Blog/Best Practice

Practice and optimization of Apache Doris in Xiaomi

ZuoWeiDecember 8, 2022

Guide: Xiaomi Group introduced Apache Doris in 2019. At present, Apache Doris has been widely used in dozens of business departments within Xiaomi. A set of data ecology with Apache Doris has been formed. This article is transcribed from an online meetup speech of the Doris community, aiming to share the practice of Apache Doris in Xiaomi.

Author: ZuoWei, OLAP Engineer, Xiaomi

Xiaomi Corporation (“Xiaomi” or the “Group”; HKG:1810), a consumer electronics and smart manufacturing company with smartphones and smart hardware connected by an Internet of Things (IoT) platform. In 2021, Xiaomi's total revenue amounted to RMB328.3 billion(USD472,231,316,200), an increase of 33.5% year-over-year; Adjusted net profit was RMB22.0 billion(USD3,164,510,800), an increase of 69.5% year-over-year.

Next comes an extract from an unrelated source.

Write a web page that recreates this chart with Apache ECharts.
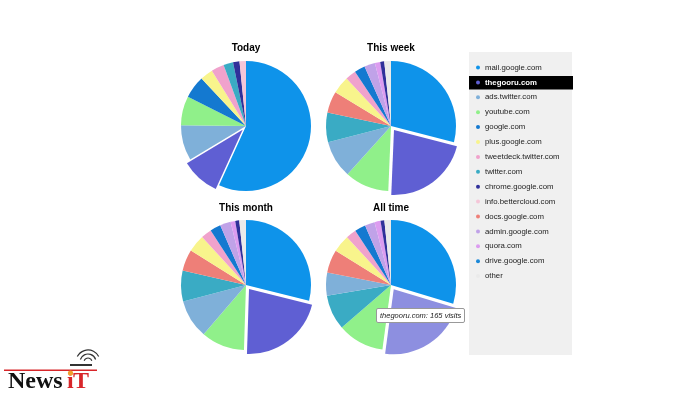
<!DOCTYPE html>
<html>
<head>
<meta charset="utf-8">
<script src="https://cdn.jsdelivr.net/npm/echarts@6/dist/echarts.min.js"></script>
<style>
  html, body { margin: 0; padding: 0; background: #fff; }
  #main { width: 700px; height: 396px; }
</style>
</head>
<body>
<div id="main"></div>
<script>
// legend order and colour of each site
var sites = ['mail.google.com', 'thegooru.com', 'ads.twitter.com', 'youtube.com', 'google.com',
    'plus.google.com', 'tweetdeck.twitter.com', 'twitter.com', 'chrome.google.com',
    'info.bettercloud.com', 'docs.google.com', 'admin.google.com', 'quora.com',
    'drive.google.com', 'other'];
var siteColors = ['#0e93ea', '#5f5fd3', '#7fb0d9', '#90f08a', '#1479d0',
    '#f8f48c', '#f0a2cc', '#3aabc4', '#30309a',
    '#f5c6d8', '#ee7f78', '#c0a2e8', '#dc9cf0',
    '#1b88d8', '#eaeaea'];

// visits per period, in the order the slices are drawn
var todayNames = ['mail.google.com', 'thegooru.com', 'ads.twitter.com', 'youtube.com', 'google.com',
    'plus.google.com', 'tweetdeck.twitter.com', 'twitter.com', 'chrome.google.com', 'info.bettercloud.com'];
var todayVisits = [71, 12, 11, 9, 7, 4, 4, 3, 2, 2];

var weekNames = ['mail.google.com', 'thegooru.com', 'youtube.com', 'ads.twitter.com', 'twitter.com',
    'docs.google.com', 'plus.google.com', 'tweetdeck.twitter.com', 'google.com', 'admin.google.com',
    'quora.com', 'chrome.google.com', 'other'];
var weekVisits = [87, 65, 33, 28, 22, 16, 13, 8, 8, 8, 4, 3, 5];

var monthNames = ['mail.google.com', 'thegooru.com', 'youtube.com', 'ads.twitter.com', 'twitter.com',
    'docs.google.com', 'plus.google.com', 'tweetdeck.twitter.com', 'google.com', 'admin.google.com',
    'quora.com', 'chrome.google.com', 'other'];
var monthVisits = [174, 130, 65, 58, 46, 32, 26, 16, 16, 16, 7, 6, 10];

var allNames = ['mail.google.com', 'thegooru.com', 'youtube.com', 'twitter.com', 'ads.twitter.com',
    'docs.google.com', 'plus.google.com', 'tweetdeck.twitter.com', 'google.com', 'admin.google.com',
    'quora.com', 'chrome.google.com', 'other', 'drive.google.com'];
var allVisits = [218, 165, 85, 64, 42, 42, 32, 19, 20, 18, 11, 7, 12, 0];

var periods = ['Today', 'This week', 'This month', 'All time'];

var myChart = echarts.init(document.getElementById('main'));

function colorOf(name) {
    return siteColors[sites.indexOf(name)];
}

function pieData(names, values, hovered) {
    return names.map(function (name, i) {
        var item = {
            name: name,
            value: values[i],
            itemStyle: { color: colorOf(name) }
        };
        if (name === 'thegooru.com') {
            item.selected = true;
            // the "All time" slice is under the mouse pointer in the picture
            if (hovered) item.itemStyle.color = '#8d8fe0';
        }
        return item;
    });
}

function pieSeries(names, values, center, hovered) {
    return {
        type: 'pie',
        center: center,
        radius: 65,
        startAngle: 90,
        selectedMode: 'single',
        selectedOffset: 5,
        label: { show: false },
        labelLine: { show: false },
        emphasis: { disabled: true },
        data: pieData(names, values, hovered)
    };
}

var centers = [[246, 126], [391, 126], [246, 285], [391, 285]];

var option = {
    animation: false,
    textStyle: { fontFamily: 'Liberation Sans, Arial, sans-serif' },
    title: periods.map(function (p, i) {
        return {
            text: p,
            left: centers[i][0],
            top: centers[i][1] - (i < 2 ? 83 : 82),
            textAlign: 'center',
            padding: 0,
            textStyle: { fontSize: 10, fontWeight: 'bold', color: '#000' }
        };
    }),
    tooltip: {
        trigger: 'item',
        alwaysShowContent: true,
        transitionDuration: 0,
        position: [376, 308],
        formatter: '{b}: {c} visits',
        backgroundColor: '#fff',
        borderColor: '#999',
        borderWidth: 1,
        padding: [1, 3],
        textStyle: { fontSize: 7.5, fontStyle: 'italic', color: '#222', fontFamily: 'Liberation Sans' },
        extraCssText: 'box-shadow:none;border-radius:2px;line-height:11px;'
    },
    legend: {
        orient: 'vertical',
        left: 476,
        top: 62,
        padding: 0,
        icon: 'circle',
        itemWidth: 4,
        itemHeight: 4,
        itemGap: 3.9,
        selectedMode: false,
        textStyle: { fontSize: 7.8, color: '#222', lineHeight: 11 },
        data: sites.map(function (s) {
            if (s === 'thegooru.com') {
                return { name: s, textStyle: { color: '#fff', fontWeight: 'bold' } };
            }
            return s;
        })
    },
    graphic: {
        elements: [
            // legend panel and the highlighted row
            { type: 'rect', shape: { x: 469, y: 52, width: 103, height: 303 }, style: { fill: '#f0f0f0' }, z: -10 },
            { type: 'rect', shape: { x: 469, y: 76, width: 104, height: 13.5 }, style: { fill: '#000' }, z: -9 },
            // watermark logo
            { type: 'rect', shape: { x: 4, y: 369.5, width: 93, height: 1.6 }, style: { fill: '#d8262a' } },
            { type: 'text', style: { text: 'News', x: 8, y: 382, font: 'bold 24px "Liberation Serif"', fill: '#111', verticalAlign: 'middle' } },
            { type: 'text', style: { text: 'i', x: 67, y: 382, font: 'bold 24px "Liberation Serif"', fill: '#d8262a', verticalAlign: 'middle' } },
            { type: 'text', style: { text: 'T', x: 73, y: 382, font: 'bold 24px "Liberation Serif"', fill: '#d8262a', verticalAlign: 'middle' } },
            { type: 'circle', shape: { cx: 70.5, cy: 373, r: 2.6 }, style: { fill: '#f0a030' } },
            { type: 'rect', shape: { x: 70, y: 364, width: 22, height: 2 }, style: { fill: '#333' } },
            { type: 'arc', shape: { cx: 88, cy: 362, r: 4, startAngle: -Math.PI * 0.9, endAngle: -Math.PI * 0.1 }, style: { stroke: '#333', lineWidth: 1.2, fill: null } },
            { type: 'arc', shape: { cx: 88, cy: 362, r: 8, startAngle: -Math.PI * 0.9, endAngle: -Math.PI * 0.1 }, style: { stroke: '#333', lineWidth: 1.2, fill: null } },
            { type: 'arc', shape: { cx: 88, cy: 362, r: 12, startAngle: -Math.PI * 0.85, endAngle: -Math.PI * 0.15 }, style: { stroke: '#333', lineWidth: 1.2, fill: null } }
        ]
    },
    series: [
        pieSeries(todayNames, todayVisits, centers[0], false),
        pieSeries(weekNames, weekVisits, centers[1], false),
        pieSeries(monthNames, monthVisits, centers[2], false),
        pieSeries(allNames, allVisits, centers[3], true)
    ]
};
myChart.setOption(option);

myChart.dispatchAction({ type: 'showTip', seriesIndex: 3, dataIndex: 1 });
</script>
</body>
</html>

Due to the growing need of data analysis, Xiaomi Group introduced Apache Doris in 2019. As one of the earliest users of Apache Doris, Xiaomi Group has been deeply involved in the open-source community. After three years of development, Apache Doris has been widely used in dozens of business departments within Xiaomi, such as Advertising, New Retail, Growth Analysis, Dashboards, UserPortraits, AISTAR, Xiaomi Youpin. Within Xiaomi, a data ecosystem has been built around Apache Doris.

page_1

At present, Apache Doris already has dozens of clusters in Xiaomi, with an overall scale of hundreds of virtual machines . Among them, the largest single cluster reaches nearly 100 nodes, with dozens of real-time data synchronization tasks. And the largest daily increment of a single table rocket to 12 billion, supporting PB-level storage. And a single cluster can support more than 20,000 multi-dimensional analysis queries per day.

Architecture Evolution

The original intention of Xiaomi to introduce Apache Doris is to solve the problems encountered in user behavior analysis. With the development of Xiaomi's Internet business, the demand for growth analysis using user behavior data is becoming stronger and stronger. If each business branch builds its own growth analysis system, it will not only be costly, but also inefficient. Therefore, if there is a product that can help them stop worrying about underlying complex technical details, it would be great to have relevant business personnel focus on their own technical work. In this way, it can greatly improve work efficiency. Therefore, Xiaomi Big Data and the cloud platform jointly developed the growth analysis system called Growing Analytics (referred to as GA), which aims to provide a flexible multi-dimensional real-time query and analysis platform, which can manage data access and query solutions in a unified way, and help business branches to refine operation.

Previous Architecture

The growth analysis platform project was established in mid-2018. At that time, based on the consideration of development time and cost, Xiaomi reused various existing big data basic components (HDFS, Kudu, SparkSQL, etc.) to build a growth analysis query system based on Lambda architecture. The architecture of the first version of the GA system is shown in the figure below, including the following aspects:

Data Source: The data source is the front-end embedded data and user behavior data.
Data Access: The event tracking data is uniformly cleaned and ingested into Xiaomi's internal self-developed message queue, and the data is imported into Kudu through Spark Streaming.
Storage: Separate hot and cold data in the storage layer. Hot data is stored in Kudu, and cold data is stored in HDFS. At the same time, partitioning is carried out in the storage layer. When the partition unit is day, part of the data will be cooled and stored on HDFS every night.
Compute and Query: In the query layer, use SparkSQL to perform federated queries on the data on Kudu and HDFS, and finally display the query results on the front-end page.

page_2

At that time, the first version of the growth analysis platform helped us solve a series of problems in the user operation process, but there were also two problems:

Problem No.1: Scattered components

Since the historical architecture is based on the combination of SparkSQL + Kudu + HDFS, too many dependent components lead to high operation and maintenance costs. The original design is that each component uses the resources of the public cluster, but in practice, it is found that during the execution of the query job, the query performance is easily affected by other jobs in the public cluster, and query jitter is prone to occur, especially when reading data from the HDFS public cluster , sometimes slower.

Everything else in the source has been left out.